Print the listing in its entirety and exactly, leaving out images.

- - - - - - -

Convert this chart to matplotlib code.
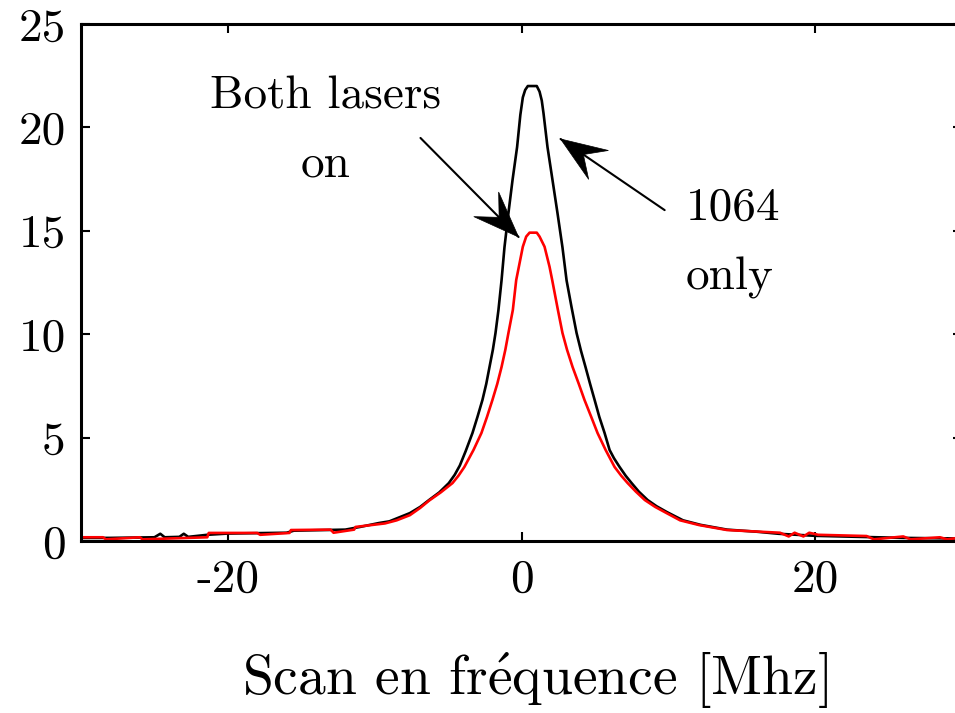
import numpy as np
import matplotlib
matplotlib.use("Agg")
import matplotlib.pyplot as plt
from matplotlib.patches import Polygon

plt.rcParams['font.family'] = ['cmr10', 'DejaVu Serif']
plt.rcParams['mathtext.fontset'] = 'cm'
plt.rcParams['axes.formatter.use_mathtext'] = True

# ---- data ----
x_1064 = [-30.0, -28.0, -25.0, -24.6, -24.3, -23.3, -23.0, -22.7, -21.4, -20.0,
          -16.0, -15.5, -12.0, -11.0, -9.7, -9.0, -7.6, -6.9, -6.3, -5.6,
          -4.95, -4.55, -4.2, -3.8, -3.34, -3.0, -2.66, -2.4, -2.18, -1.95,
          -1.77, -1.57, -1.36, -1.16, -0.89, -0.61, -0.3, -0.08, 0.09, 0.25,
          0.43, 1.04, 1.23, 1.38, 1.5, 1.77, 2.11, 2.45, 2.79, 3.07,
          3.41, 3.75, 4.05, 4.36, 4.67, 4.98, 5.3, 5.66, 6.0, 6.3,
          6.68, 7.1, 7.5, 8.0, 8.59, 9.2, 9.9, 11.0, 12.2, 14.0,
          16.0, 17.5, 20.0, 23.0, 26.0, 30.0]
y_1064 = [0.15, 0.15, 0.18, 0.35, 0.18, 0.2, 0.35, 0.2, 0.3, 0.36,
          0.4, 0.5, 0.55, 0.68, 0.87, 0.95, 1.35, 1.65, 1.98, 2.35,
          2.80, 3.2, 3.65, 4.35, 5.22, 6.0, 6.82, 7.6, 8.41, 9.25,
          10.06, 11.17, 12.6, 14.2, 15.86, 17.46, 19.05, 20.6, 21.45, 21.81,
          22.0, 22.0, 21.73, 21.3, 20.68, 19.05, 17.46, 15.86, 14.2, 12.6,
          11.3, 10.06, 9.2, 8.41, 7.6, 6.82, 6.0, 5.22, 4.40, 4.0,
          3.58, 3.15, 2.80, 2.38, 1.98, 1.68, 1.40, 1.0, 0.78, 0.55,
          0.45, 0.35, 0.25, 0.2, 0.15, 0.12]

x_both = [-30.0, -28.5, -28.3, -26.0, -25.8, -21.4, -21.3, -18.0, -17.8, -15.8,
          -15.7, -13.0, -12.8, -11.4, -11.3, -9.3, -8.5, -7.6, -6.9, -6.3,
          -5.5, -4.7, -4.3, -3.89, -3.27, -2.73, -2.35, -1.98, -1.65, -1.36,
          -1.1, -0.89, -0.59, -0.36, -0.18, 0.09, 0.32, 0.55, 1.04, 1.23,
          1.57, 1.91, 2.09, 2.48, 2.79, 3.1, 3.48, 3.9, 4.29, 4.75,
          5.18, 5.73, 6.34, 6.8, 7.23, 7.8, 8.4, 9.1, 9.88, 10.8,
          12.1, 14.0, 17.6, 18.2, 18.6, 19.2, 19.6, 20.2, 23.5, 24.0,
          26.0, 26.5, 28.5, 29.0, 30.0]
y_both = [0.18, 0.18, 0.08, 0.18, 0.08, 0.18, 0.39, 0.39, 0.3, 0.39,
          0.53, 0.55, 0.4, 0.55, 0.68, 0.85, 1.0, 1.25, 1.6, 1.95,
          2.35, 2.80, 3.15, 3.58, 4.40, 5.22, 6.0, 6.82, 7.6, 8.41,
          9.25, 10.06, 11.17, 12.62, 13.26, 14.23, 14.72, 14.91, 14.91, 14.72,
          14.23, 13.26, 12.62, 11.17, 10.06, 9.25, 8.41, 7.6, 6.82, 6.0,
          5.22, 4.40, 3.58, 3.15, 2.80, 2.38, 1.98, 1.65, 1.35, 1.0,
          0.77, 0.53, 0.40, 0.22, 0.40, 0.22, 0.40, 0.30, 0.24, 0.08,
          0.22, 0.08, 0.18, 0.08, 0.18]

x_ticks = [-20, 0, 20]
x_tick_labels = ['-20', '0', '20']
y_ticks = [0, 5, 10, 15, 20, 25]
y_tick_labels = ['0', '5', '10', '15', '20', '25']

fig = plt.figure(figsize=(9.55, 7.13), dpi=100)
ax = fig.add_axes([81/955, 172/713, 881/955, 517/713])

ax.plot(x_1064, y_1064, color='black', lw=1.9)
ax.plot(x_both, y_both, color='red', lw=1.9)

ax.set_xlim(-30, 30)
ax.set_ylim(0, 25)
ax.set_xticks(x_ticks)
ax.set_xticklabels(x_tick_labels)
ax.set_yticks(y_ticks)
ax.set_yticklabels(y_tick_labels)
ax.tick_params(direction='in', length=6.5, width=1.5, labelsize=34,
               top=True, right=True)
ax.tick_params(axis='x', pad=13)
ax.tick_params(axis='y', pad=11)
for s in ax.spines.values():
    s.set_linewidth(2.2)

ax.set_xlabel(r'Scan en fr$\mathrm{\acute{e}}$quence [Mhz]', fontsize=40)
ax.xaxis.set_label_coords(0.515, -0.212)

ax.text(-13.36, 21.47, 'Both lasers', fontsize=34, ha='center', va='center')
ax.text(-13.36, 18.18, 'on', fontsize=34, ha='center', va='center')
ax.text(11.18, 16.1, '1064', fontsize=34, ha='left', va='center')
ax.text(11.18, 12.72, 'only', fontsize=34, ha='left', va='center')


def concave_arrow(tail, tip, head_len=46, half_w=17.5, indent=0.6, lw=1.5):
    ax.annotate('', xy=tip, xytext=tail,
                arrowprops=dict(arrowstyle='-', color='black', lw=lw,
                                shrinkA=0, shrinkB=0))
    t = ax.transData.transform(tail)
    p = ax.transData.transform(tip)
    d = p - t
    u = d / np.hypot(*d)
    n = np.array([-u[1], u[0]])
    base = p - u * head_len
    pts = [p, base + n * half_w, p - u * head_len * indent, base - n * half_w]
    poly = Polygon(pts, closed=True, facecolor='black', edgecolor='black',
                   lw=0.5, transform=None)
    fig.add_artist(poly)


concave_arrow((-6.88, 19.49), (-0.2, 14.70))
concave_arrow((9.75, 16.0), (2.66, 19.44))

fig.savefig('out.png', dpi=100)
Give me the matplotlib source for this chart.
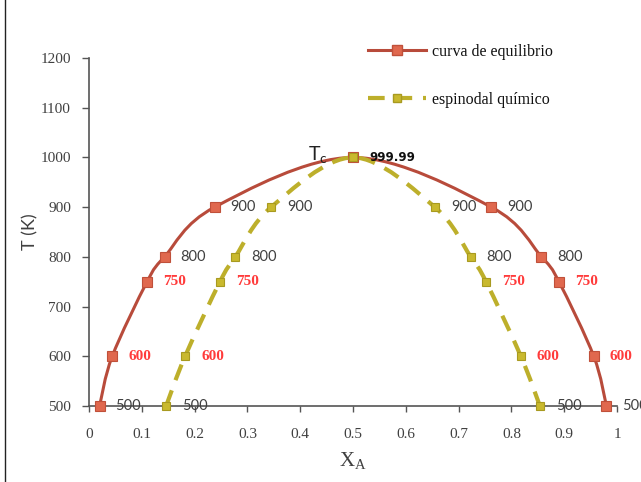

- - - - - - -

▶ _ANSWER TO THE PROBLEM_
Convert this chart to matplotlib code.
import numpy as np
import matplotlib
matplotlib.use("Agg")
import matplotlib.pyplot as plt
from matplotlib.patches import Polygon

plt.rcParams['font.family'] = ['cmr10', 'DejaVu Serif']
plt.rcParams['mathtext.fontset'] = 'cm'
plt.rcParams['axes.formatter.use_mathtext'] = True

# ---- data ----
x_1064 = [-30.0, -28.0, -25.0, -24.6, -24.3, -23.3, -23.0, -22.7, -21.4, -20.0,
          -16.0, -15.5, -12.0, -11.0, -9.7, -9.0, -7.6, -6.9, -6.3, -5.6,
          -4.95, -4.55, -4.2, -3.8, -3.34, -3.0, -2.66, -2.4, -2.18, -1.95,
          -1.77, -1.57, -1.36, -1.16, -0.89, -0.61, -0.3, -0.08, 0.09, 0.25,
          0.43, 1.04, 1.23, 1.38, 1.5, 1.77, 2.11, 2.45, 2.79, 3.07,
          3.41, 3.75, 4.05, 4.36, 4.67, 4.98, 5.3, 5.66, 6.0, 6.3,
          6.68, 7.1, 7.5, 8.0, 8.59, 9.2, 9.9, 11.0, 12.2, 14.0,
          16.0, 17.5, 20.0, 23.0, 26.0, 30.0]
y_1064 = [0.15, 0.15, 0.18, 0.35, 0.18, 0.2, 0.35, 0.2, 0.3, 0.36,
          0.4, 0.5, 0.55, 0.68, 0.87, 0.95, 1.35, 1.65, 1.98, 2.35,
          2.80, 3.2, 3.65, 4.35, 5.22, 6.0, 6.82, 7.6, 8.41, 9.25,
          10.06, 11.17, 12.6, 14.2, 15.86, 17.46, 19.05, 20.6, 21.45, 21.81,
          22.0, 22.0, 21.73, 21.3, 20.68, 19.05, 17.46, 15.86, 14.2, 12.6,
          11.3, 10.06, 9.2, 8.41, 7.6, 6.82, 6.0, 5.22, 4.40, 4.0,
          3.58, 3.15, 2.80, 2.38, 1.98, 1.68, 1.40, 1.0, 0.78, 0.55,
          0.45, 0.35, 0.25, 0.2, 0.15, 0.12]

x_both = [-30.0, -28.5, -28.3, -26.0, -25.8, -21.4, -21.3, -18.0, -17.8, -15.8,
          -15.7, -13.0, -12.8, -11.4, -11.3, -9.3, -8.5, -7.6, -6.9, -6.3,
          -5.5, -4.7, -4.3, -3.89, -3.27, -2.73, -2.35, -1.98, -1.65, -1.36,
          -1.1, -0.89, -0.59, -0.36, -0.18, 0.09, 0.32, 0.55, 1.04, 1.23,
          1.57, 1.91, 2.09, 2.48, 2.79, 3.1, 3.48, 3.9, 4.29, 4.75,
          5.18, 5.73, 6.34, 6.8, 7.23, 7.8, 8.4, 9.1, 9.88, 10.8,
          12.1, 14.0, 17.6, 18.2, 18.6, 19.2, 19.6, 20.2, 23.5, 24.0,
          26.0, 26.5, 28.5, 29.0, 30.0]
y_both = [0.18, 0.18, 0.08, 0.18, 0.08, 0.18, 0.39, 0.39, 0.3, 0.39,
          0.53, 0.55, 0.4, 0.55, 0.68, 0.85, 1.0, 1.25, 1.6, 1.95,
          2.35, 2.80, 3.15, 3.58, 4.40, 5.22, 6.0, 6.82, 7.6, 8.41,
          9.25, 10.06, 11.17, 12.62, 13.26, 14.23, 14.72, 14.91, 14.91, 14.72,
          14.23, 13.26, 12.62, 11.17, 10.06, 9.25, 8.41, 7.6, 6.82, 6.0,
          5.22, 4.40, 3.58, 3.15, 2.80, 2.38, 1.98, 1.65, 1.35, 1.0,
          0.77, 0.53, 0.40, 0.22, 0.40, 0.22, 0.40, 0.30, 0.24, 0.08,
          0.22, 0.08, 0.18, 0.08, 0.18]

x_ticks = [-20, 0, 20]
x_tick_labels = ['-20', '0', '20']
y_ticks = [0, 5, 10, 15, 20, 25]
y_tick_labels = ['0', '5', '10', '15', '20', '25']

fig = plt.figure(figsize=(9.55, 7.13), dpi=100)
ax = fig.add_axes([81/955, 172/713, 881/955, 517/713])

ax.plot(x_1064, y_1064, color='black', lw=1.9)
ax.plot(x_both, y_both, color='red', lw=1.9)

ax.set_xlim(-30, 30)
ax.set_ylim(0, 25)
ax.set_xticks(x_ticks)
ax.set_xticklabels(x_tick_labels)
ax.set_yticks(y_ticks)
ax.set_yticklabels(y_tick_labels)
ax.tick_params(direction='in', length=6.5, width=1.5, labelsize=34,
               top=True, right=True)
ax.tick_params(axis='x', pad=13)
ax.tick_params(axis='y', pad=11)
for s in ax.spines.values():
    s.set_linewidth(2.2)

ax.set_xlabel(r'Scan en fr$\mathrm{\acute{e}}$quence [Mhz]', fontsize=40)
ax.xaxis.set_label_coords(0.515, -0.212)

ax.text(-13.36, 21.47, 'Both lasers', fontsize=34, ha='center', va='center')
ax.text(-13.36, 18.18, 'on', fontsize=34, ha='center', va='center')
ax.text(11.18, 16.1, '1064', fontsize=34, ha='left', va='center')
ax.text(11.18, 12.72, 'only', fontsize=34, ha='left', va='center')


def concave_arrow(tail, tip, head_len=46, half_w=17.5, indent=0.6, lw=1.5):
    ax.annotate('', xy=tip, xytext=tail,
                arrowprops=dict(arrowstyle='-', color='black', lw=lw,
                                shrinkA=0, shrinkB=0))
    t = ax.transData.transform(tail)
    p = ax.transData.transform(tip)
    d = p - t
    u = d / np.hypot(*d)
    n = np.array([-u[1], u[0]])
    base = p - u * head_len
    pts = [p, base + n * half_w, p - u * head_len * indent, base - n * half_w]
    poly = Polygon(pts, closed=True, facecolor='black', edgecolor='black',
                   lw=0.5, transform=None)
    fig.add_artist(poly)


concave_arrow((-6.88, 19.49), (-0.2, 14.70))
concave_arrow((9.75, 16.0), (2.66, 19.44))

fig.savefig('out.png', dpi=100)
Give me the matplotlib source for this chart.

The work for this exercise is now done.